28 anni per il Kirghizistan, un popolo in festa. A Cagliari le storie di chi dall’Asia è arrivato qui

A Cagliari la festa del popolo del Kirghizistan per i 28 anni dalla sua indipendenza. E in tanti raccontano le loro storie.
A Cagliari l’Associazione Kirghizistan Unito in Sardegna bissa la manifestazione dello scorso anno e festeggia i 28 anni dall’indipendenza del paese dall’Unione Sovietica. Un corteo più semplice, quello di quest’anno. Non più la lunga marcia per le vie del centro, solamente una breve “vasca” lungo la banchina del porto. Ma il popolo e la nutrita comunità chirghisa di Cagliari non sono mancati all’appello. Presenti autorità locali, come il vicesindaco Giorgio Angius, e asiatiche, come Alymov Janarbek, deputato parlamentare chirghiso e il ministro degli esteri, insieme allo scrittore Kurbanov Raimjan.
Sono tanti i chirghisi che lavorano da anni, quasi sempre come badanti e assistenti geriatrici, in Italia e Sardegna. Ma spesso i nostri connazionali ignorano ancora oggi la loro esatta origine: «Prima di conoscerli non avevamo la più pallida idea di dove fosse il Kirghizistan. Pensavamo addirittura fossero ortodossi e non musulmani».
«Il Kirghizistan è un piccolo paese che si trova sotto la Russia» spiega la 19enne Munira Askarbekova «confiniamo con tante nazioni, come Kazakistan, Uzbekistan e Tagykistan. Ma anche con la Cina».
Sono tante le storie di chi, armato di coraggio, dal paesino asiatico è arrivato sino a qui per cercare di costruirsi un futuro o rifarsi la vita. E in tanti, nel loro bagaglio di speranze mettono insieme anche ricordi dolorosi. Gulzat Abylova da 14 anni è in Italia, con un passato da studentessa in Economia e Commercio. «Volevo fare la commercialista, studiavo e lavoravo. Poi ho subito un grave lutto in famiglia e per necessità economiche sono dovuta partire. In Kirghizistan esistono forme di aiuto per i più bisognosi, ma in tanti vivono grazie ai soldi mandati da coloro che lavorano qui».

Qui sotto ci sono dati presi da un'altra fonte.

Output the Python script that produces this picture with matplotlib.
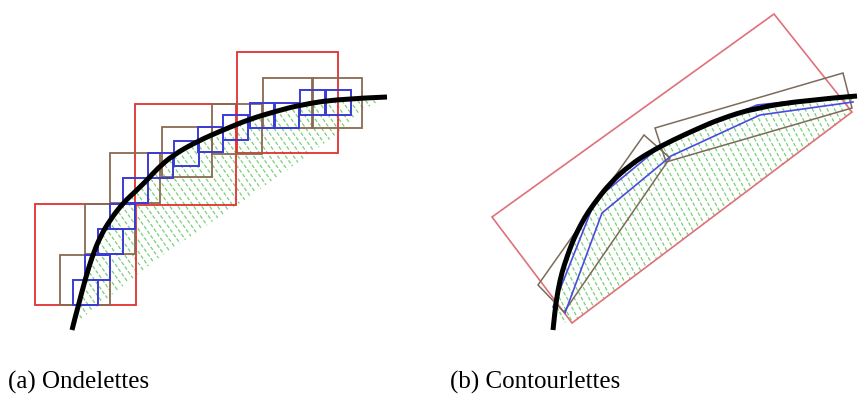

Si emigra per bisogno, insomma. Il viaggio dall’Asia all’Europa è lungo e i costi sono tanti. Ma la voglia di un futuro migliore è ancora di più per i chirghisi, che spesso arrivano in Italia con ottime competenze professionali. La 38enne Samara Zhumadilova, ad esempio, è un’ex docente di matematica e fisica: «Nel mio paese un professionista guadagna poco, anche 150 euro al mese. Ho lasciato la mia famiglia e qui faccio la badante. Ora posso permettermi un affitto e una vita normale». E di storie simili a quella di Samara ce ne sono diverse. Elmira Turganbaeva, 55 anni, ha un passato da pediatra e un presente da assistente geriatrica: «A Bishkek prendevo 300 euro al mese» . E ancora, Giulia Sultanova, 45 anni, è un’ex commessa di un market, la quale ha deciso di fare le valigie e cercare fortuna in Europa.
Tra musica e balli tradizionali, la festa del Kirghizistan unito va avanti fino a pranzo. E qua e là si intravede anche sardi che per curiosità o solidarietà assistono con interesse. Sono tanti infatti quelli che hanno avuto modo di familiarizzare con i chirghisi, per le più svariate ragioni. E il giudizio è oltremodo positivo. Bruno Puddu, cagliaritano, non ha dubbi: «Sono persone splendide. Qualcuno di loro ha lavorato in casa nostra, come assistente geriatrico e di sostegno per diversamente abili. Sono diventati subito di famiglia».
Ad animare il porto ci pensano anche tantissimi giovani, che hanno scelta la via italiana per costruirsi la vita, ma spesso hanno un obiettivo comune: «A Bishkek studiavo giurisprudenza – racconta la 19enne Munira Askarberkova – ora in Sardegna lavoro, ma cerco di mettermi da parte qualcosa per ritornare in Kirghizistan. Il mio futuro, forse, è proprio lì».